Moses Itauma August 8 O2 Arena date shift

Itauma's O2 Date Slides To August 8 — Joshua-Prenga Forces The Reshuffle

Frank Warren has moved Moses Itauma's London headliner two weeks back so he doesn't share a night with Anthony Joshua's Riyadh return. Right call. Smart business. The mandatory chase carries on.

  • Itauma's O2 Arena headliner moves from July 25 to August 8 after Joshua-Prenga locked the same Saturday in Riyadh
  • Murat Gassiev and Filip Hrgovic are the names being floated as the August 8 opponent — neither is a soft option
  • The WBO mandatory machinery is grinding in the background — Itauma is in pole position behind the Wardley-Dubois winner

Right Then — The Move Makes Sense

Right then. Frank Warren's gone on Ariel Helwani's show this week and confirmed what most of us suspected the minute the Joshua-Prenga date got planted on July 25. Itauma is off that Saturday and onto August 8, same venue, the O2 in London, two weeks of breathing room in the calendar. Make no mistake — that's the right call, and Warren deserves credit for taking it on the chin rather than trying to bull his way into a head-to-head against the biggest comeback fight of the British summer.

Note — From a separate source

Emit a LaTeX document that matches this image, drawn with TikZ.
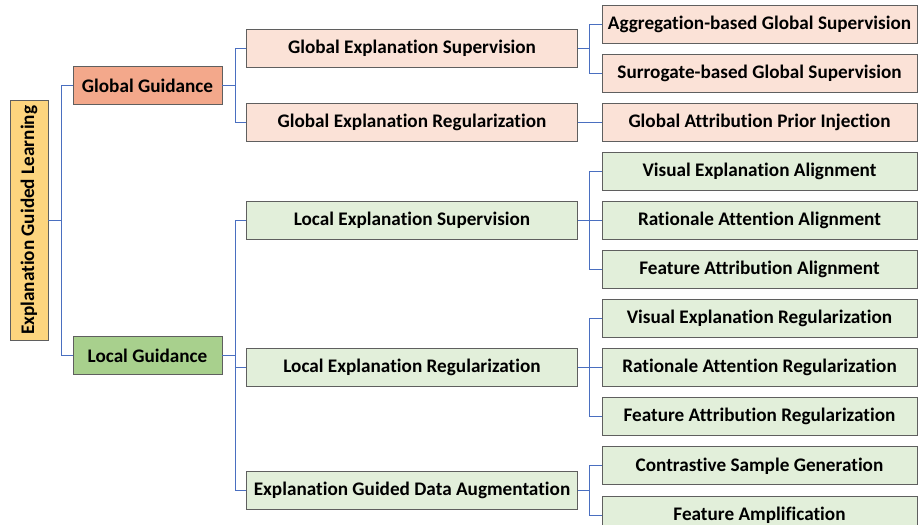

Look, the maths was never going to work. Joshua's first night back since the car crash drags every UK eyeball, every newspaper inch, every back-page splash in the country. Moses Itauma doesn't lose by going second in that conversation — he loses by trying to compete with it. Move the show, take the room, build your own night. Proper.

Who Steps In On August 8?

Here's where it gets interesting. The shortlist that's been kicked around in the last forty-eight hours has two names on it that genuinely move the needle: Murat Gassiev and Filip Hrgovic. Either one is a step up from the Jermaine Franklin level that Itauma blew through in March, and either one tells you exactly where Queensberry think their man is in his development.

Gassiev is the more headline-grabbing of the two. He holds the WBA Regular at heavyweight — hardware that shifts in significance the moment Usyk chooses to vacate or get stripped, which the WBC chatter suggests could come this autumn. Pair that belt against Itauma's WBO mandatory positioning and you've got a fight with title-shot stakes on both sides. That's a proper August headliner.

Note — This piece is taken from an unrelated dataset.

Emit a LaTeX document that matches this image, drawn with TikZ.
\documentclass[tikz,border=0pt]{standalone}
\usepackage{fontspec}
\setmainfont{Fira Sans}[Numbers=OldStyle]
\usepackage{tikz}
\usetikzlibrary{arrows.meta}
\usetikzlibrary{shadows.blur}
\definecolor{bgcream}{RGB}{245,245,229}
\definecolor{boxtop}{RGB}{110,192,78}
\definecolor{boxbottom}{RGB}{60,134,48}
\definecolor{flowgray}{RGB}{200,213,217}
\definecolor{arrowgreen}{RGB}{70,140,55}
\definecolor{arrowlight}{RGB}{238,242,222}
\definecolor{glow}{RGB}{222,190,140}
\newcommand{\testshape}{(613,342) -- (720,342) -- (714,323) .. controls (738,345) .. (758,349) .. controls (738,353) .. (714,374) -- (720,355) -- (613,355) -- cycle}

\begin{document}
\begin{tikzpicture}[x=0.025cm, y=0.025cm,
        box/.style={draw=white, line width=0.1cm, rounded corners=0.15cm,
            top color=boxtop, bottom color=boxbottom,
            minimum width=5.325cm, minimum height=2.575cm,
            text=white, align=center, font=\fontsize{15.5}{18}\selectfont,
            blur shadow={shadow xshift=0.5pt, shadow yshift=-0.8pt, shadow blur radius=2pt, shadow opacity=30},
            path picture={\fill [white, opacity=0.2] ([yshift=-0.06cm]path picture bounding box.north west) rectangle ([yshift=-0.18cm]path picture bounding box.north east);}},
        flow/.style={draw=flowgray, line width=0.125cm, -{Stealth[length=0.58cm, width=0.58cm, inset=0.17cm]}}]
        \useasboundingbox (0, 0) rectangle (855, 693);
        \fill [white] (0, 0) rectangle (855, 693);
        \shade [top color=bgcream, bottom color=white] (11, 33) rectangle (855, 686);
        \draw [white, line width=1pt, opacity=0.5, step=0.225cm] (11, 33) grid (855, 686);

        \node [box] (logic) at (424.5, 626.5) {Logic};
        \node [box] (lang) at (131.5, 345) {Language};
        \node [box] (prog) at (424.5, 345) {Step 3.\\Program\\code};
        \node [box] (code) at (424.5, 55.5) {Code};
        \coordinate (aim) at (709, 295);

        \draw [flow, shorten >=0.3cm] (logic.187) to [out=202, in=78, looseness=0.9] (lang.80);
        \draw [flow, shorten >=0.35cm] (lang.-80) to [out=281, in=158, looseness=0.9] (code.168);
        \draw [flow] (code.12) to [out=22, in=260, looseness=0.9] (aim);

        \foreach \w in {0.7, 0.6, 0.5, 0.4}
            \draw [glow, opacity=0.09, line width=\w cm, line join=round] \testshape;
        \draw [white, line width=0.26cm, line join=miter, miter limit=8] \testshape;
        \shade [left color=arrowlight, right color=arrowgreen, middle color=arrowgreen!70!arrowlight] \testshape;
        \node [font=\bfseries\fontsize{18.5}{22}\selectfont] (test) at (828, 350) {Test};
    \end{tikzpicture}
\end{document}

Hrgovic is the more dangerous live read. He boxed Dave Allen in Doncaster on May 16 and looked rebuilt — a man who hadn't quite got over the Daniel Dubois loss but had finally stopped boxing scared. If he comes through that, the Itauma fight is the one Eddie Hearn would have to seriously consider against the alternative of waiting for an undercard slot somewhere in Saudi.

The Mandatory Picture Behind The Curtain

Don't lose sight of the bigger play. The WBO president has been on the wire saying Itauma is in line for the next mandatory shot, behind the Wardley-Dubois winner who's first in the queue. That's the actual prize here — not the August 8 opponent, not the gate at the O2, not the next Box Office number. The prize is the title fight in Q1 2027.

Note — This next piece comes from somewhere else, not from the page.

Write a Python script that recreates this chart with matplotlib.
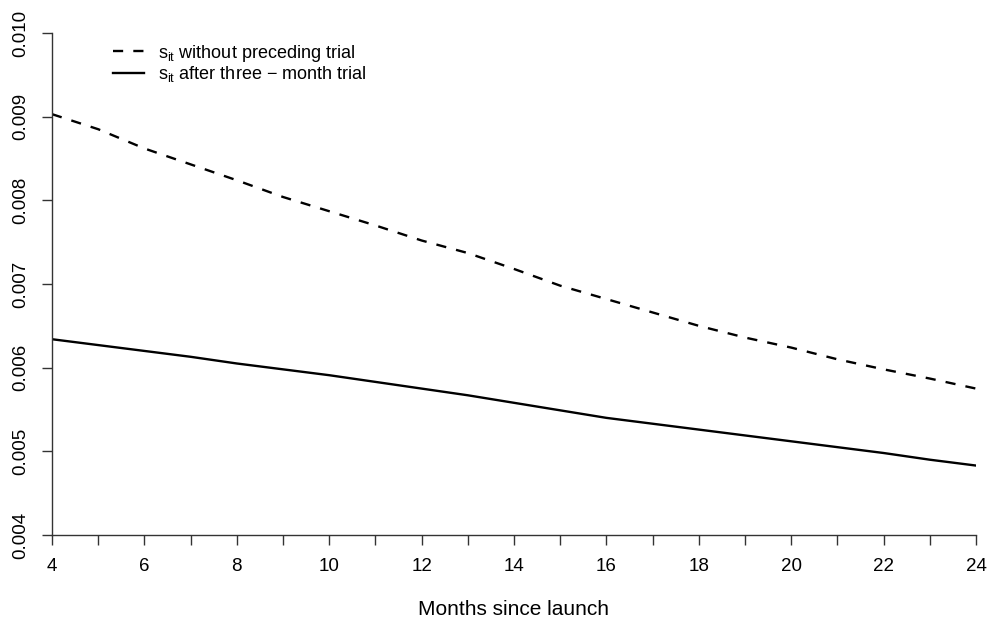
import matplotlib
matplotlib.use("Agg")
import matplotlib.pyplot as plt

plt.rcParams['font.family'] = ['Liberation Sans', 'DejaVu Sans']
plt.rcParams['mathtext.fontset'] = 'custom'
plt.rcParams['mathtext.rm'] = 'Liberation Sans'
plt.rcParams['mathtext.it'] = 'Liberation Sans'

months = list(range(4, 25))
no_trial = [0.00903, 0.00885, 0.00862, 0.00843, 0.00824, 0.00804, 0.00787,
            0.00770, 0.00752, 0.00737, 0.00718, 0.00698, 0.00682, 0.00666,
            0.00650, 0.00636, 0.00624, 0.00610, 0.00598, 0.00587, 0.00575]
after_trial = [0.00634, 0.00627, 0.00620, 0.00613, 0.00605, 0.00598, 0.00591,
               0.00583, 0.00575, 0.00567, 0.00558, 0.00549, 0.00540, 0.00533,
               0.00526, 0.00519, 0.00512, 0.00505, 0.00498, 0.00490, 0.00483]
x_major = list(range(4, 25, 2))
x_minor = list(range(5, 25, 2))
y_ticks = [0.004, 0.005, 0.006, 0.007, 0.008, 0.009, 0.010]
labels = [r'$\mathrm{s_{it}}$ without preceding trial',
          r'$\mathrm{s_{it}}$ after three $-$ month trial']
xlabel = 'Months since launch'

fig = plt.figure(figsize=(9.92, 6.30), dpi=100)
ax = fig.add_axes([52/992, 95/630, (976-52)/992, (535-33)/630])

ax.plot(months, no_trial, color='black', lw=1.7, linestyle=(0, (4.3, 4.3)),
        label=labels[0])
ax.plot(months, after_trial, color='black', lw=1.7, linestyle='-',
        label=labels[1])

ax.set_xlim(4, 24)
ax.set_ylim(0.004, 0.010)
for s in ['top', 'right']:
    ax.spines[s].set_visible(False)
for s in ['left', 'bottom']:
    ax.spines[s].set_color('#333333')
    ax.spines[s].set_linewidth(1.0)

ax.set_xticks(x_major)
ax.set_xticks(x_minor, minor=True)
ax.set_xticklabels([str(v) for v in x_major])
ax.set_yticks(y_ticks)
ax.set_yticklabels([f'{v:.3f}' for v in y_ticks], rotation=90, va='center')
ax.tick_params(axis='both', which='both', direction='out', length=7.5,
               width=1.0, color='#333333', labelsize=13.5, pad=9)
ax.tick_params(axis='x', which='minor', labelbottom=False)

ax.set_xlabel(xlabel, fontsize=15, labelpad=18)

leg = ax.legend(loc='upper left', bbox_to_anchor=(0.058, 0.995), frameon=False,
                fontsize=13, handlelength=1.75, handletextpad=0.75,
                labelspacing=0.02, borderaxespad=0)

fig.savefig('out.png', dpi=100)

So whoever Warren picks for August 8 has to be live enough to keep Itauma sharp, but not so risky that an upset blows the world title shot off the calendar. That's the tightrope he's walking. Gassiev and Hrgovic both fit the brief — Gassiev because the belt makes the win mean more, Hrgovic because the risk is nailed to a name everyone respects. A signed final ten-rounder against a journeyman would not.

What Carl Froch Is Saying — And He's Not Wrong

Carl Froch has spent the last month telling anyone who'd listen that Itauma beats both Wardley and Dubois right now. Bold claim, and one that some people are going to push back on, but watch the kid for thirty seconds and you can see the argument. The hand speed is at a different level. The footwork is at a different level. The reach and the timing don't belong in the heavyweight conversation he's currently in — they belong in the world title conversation.

That's why August 8 matters. If Itauma comes through Gassiev or Hrgovic looking the way he did against Franklin, the fight after that is the WBO mandatory order, and Eddie Hearn has to find a Saturday in early 2027 to put his man across from him. That's a generational British heavyweight fight that the sport has been short of since Joshua-Fury spent five years stuck on the negotiating table.

The Prediction

Let's not beat around the bush. Itauma takes whoever lands across from him on August 8 and stops them inside seven rounds. He's levels above where the heavyweight contender pool is right now — the only fights you can confidently say he doesn't win are the title fights against the very best, and he's not facing one of those yet. Whether that's Gassiev or Hrgovic across the ring, the result is the same. The only question is the round.

Two weeks. New date. Same trajectory. The kid is coming.